Recently, though, what's fascinated me more than that are the rules by which we fought, and what it takes for rules to break down.
I don't recall being told it was okay to hit in the shoulder, but wrong to hit in the face. I don't know how I absorbed that it was fine to inflict pain, but trying to inflict permanent damage was unacceptable, dishonorable, disloyal. I know now that my brother needed me to run away from the BB gun — because he wouldn't risk shooting me in the face.
Man, I wish I'd known that then.
Sometimes after a compliment about my characterization skills, I'm asked if I model my characters on real people. Emphatically, no. And sort of, yes. I don't paste in my Aunt Ethel and have a character look like, talk like, and react like she would. Doing that seems fundamentally uninteresting to me. It also seems like a good way to infuriate Aunt Ethel when I have her betray her husband at the crucial point in the story.
That said, I do use real people. I use everything that fascinates me. If I see someone's endearing quirk, I'll lift it, change it, and use it — shamelessly. I don't know how I could write at all if I refused to use what I learn, what intrigues me, and what moves me.
The Black Prism is a story about two brothers who respect and fear and admire and contend with and shape each other. In other words, it's a story of normal brothers — who happen to be in extraordinary circumstances. It's not Kevin's and my story, but without having lost those 4,363 fights, I couldn't have written how Gavin and Dazen love and loathe each other. Without having fought to that draw and stopped, I couldn't have explored what happens when brothers break the rules — and then keep going. Without having seen how hard a good father had to work to shape headstrong, competitive young men, I couldn't have written how badly things go awry when a bad father picks a favorite.
The Black Prism is a story of emperors and prisoners and magic set in a Mediterranean, 1600-esque world. It's a fantasy story; it's fast and fun and inventive. But I like to think it's a human story most of all: a story of a fat kid who feels like an outsider, a story of complicated love, a story of trying to keep secrets from those who know us best, a story of trying to prove someone wrong.
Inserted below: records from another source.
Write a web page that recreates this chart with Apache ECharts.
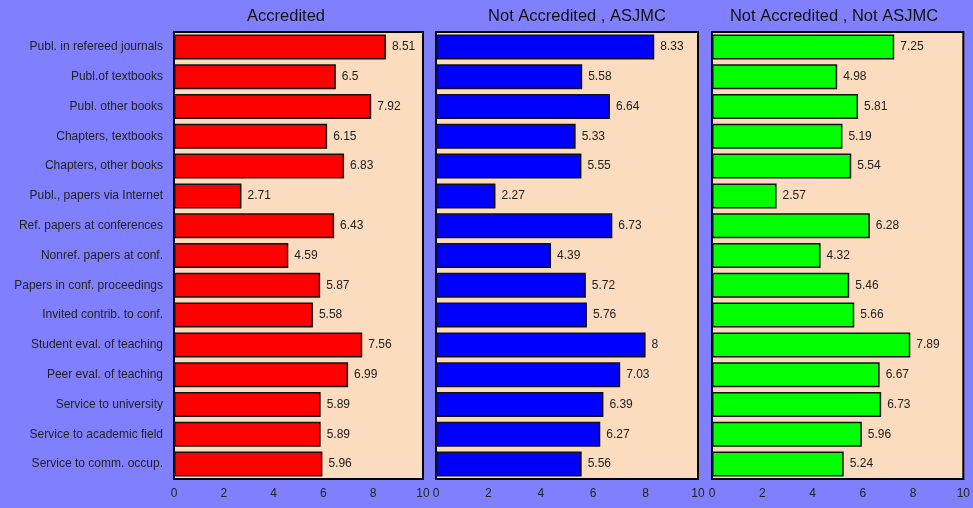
<!DOCTYPE html>
<html>
<head>
<meta charset="utf-8">
<script src="https://cdn.jsdelivr.net/npm/echarts@6/dist/echarts.min.js"></script>
<style>
  html, body { margin: 0; padding: 0; background: #8080ff; }
  #chart { width: 973px; height: 508px; }
</style>
</head>
<body>
<div id="chart"></div>
<script>
// categories (top to bottom)
var categories = [
    'Publ. in refereed journals', 'Publ.of textbooks', 'Publ. other books',
    'Chapters, textbooks', 'Chapters, other books', 'Publ., papers via Internet',
    'Ref. papers at conferences', 'Nonref. papers at conf.', 'Papers in conf. proceedings',
    'Invited contrib. to conf.', 'Student eval. of teaching', 'Peer eval. of teaching',
    'Service to university', 'Service to academic field', 'Service to comm. occup.'
];
var panelTitles = ['Accredited', 'Not Accredited , ASJMC', 'Not Accredited , Not ASJMC'];
var accredited = [8.51, 6.5, 7.92, 6.15, 6.83, 2.71, 6.43, 4.59, 5.87, 5.58, 7.56, 6.99, 5.89, 5.89, 5.96];
var asjmc = [8.33, 5.58, 6.64, 5.33, 5.55, 2.27, 6.73, 4.39, 5.72, 5.76, 8, 7.03, 6.39, 6.27, 5.56];
var notAsjmc = [7.25, 4.98, 5.81, 5.19, 5.54, 2.57, 6.28, 4.32, 5.46, 5.66, 7.89, 6.67, 6.73, 5.96, 5.24];
var xTicks = [0, 2, 4, 6, 8, 10];

var chart = echarts.init(document.getElementById('chart'));
var font = 'Liberation Sans, Arial, sans-serif';
var textColor = '#222';

//三个面板的位置
var panels = [
    {left: 174, width: 249, titleX: 286, data: accredited, color: '#ff0000'},
    {left: 436, width: 262, titleX: 577, data: asjmc, color: '#0000ff'},
    {left: 712, width: 254, titleX: 834, data: notAsjmc, color: '#00ff00'}
];

var grids = [], xAxes = [], yAxes = [], series = [], texts = [];
panels.forEach(function (p, i) {
    grids.push({
        left: p.left, width: p.width, top: 32, height: 447,
        show: true, backgroundColor: '#fcdcbf',
        borderColor: '#000', borderWidth: 2
    });
    xAxes.push({
        gridIndex: i, type: 'value', min: xTicks[0], max: xTicks[xTicks.length - 1], interval: 2,
        axisLine: {show: false}, axisTick: {show: false}, splitLine: {show: false},
        axisLabel: {fontSize: 12, color: textColor, fontFamily: font, margin: 9}
    });
    yAxes.push({
        gridIndex: i, type: 'category', data: categories, inverse: true,
        axisLine: {show: false}, axisTick: {show: false}, splitLine: {show: false},
        axisLabel: {show: i === 0, fontSize: 12, color: textColor, fontFamily: font, margin: 11}
    });
    series.push({
        type: 'bar', xAxisIndex: i, yAxisIndex: i, data: p.data,
        barCategoryGap: '16%',
        itemStyle: {color: p.color, borderColor: '#111', borderWidth: 1.5},
        label: {show: true, position: 'right', distance: 6, fontSize: 12, color: textColor, fontFamily: font},
        animation: false
    });
    texts.push({
        type: 'text', x: p.titleX, y: 16,
        style: {
            text: panelTitles[i], fill: '#111', fontSize: 16.5, fontFamily: font,
            align: 'center', verticalAlign: 'middle', textAlign: 'center', textVerticalAlign: 'middle'
        }
    });
});

chart.setOption({
    backgroundColor: '#8080ff',
    animation: false,
    grid: grids,
    xAxis: xAxes,
    yAxis: yAxes,
    series: series,
    graphic: texts
});

window.onresize = function () {
    chart.resize();
};
</script>
</body>
</html>
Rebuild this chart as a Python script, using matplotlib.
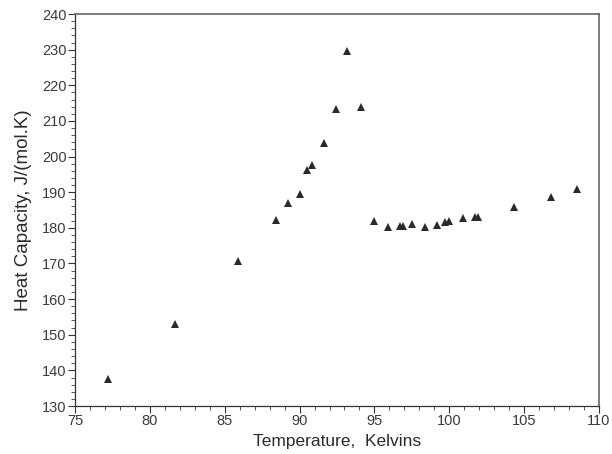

It is, to the best of my ability, a story of what Faulkner called "the human heart in conflict with itself."
So I lied. When I cheated in college, it was for love. The kind of love that tweaks a nose, jabs with an elbow, and finally pats a back. That cheating, that love, is the source of The Black Prism. I hope you really enjoy it, but just a little bit more than that, I hope my brother does.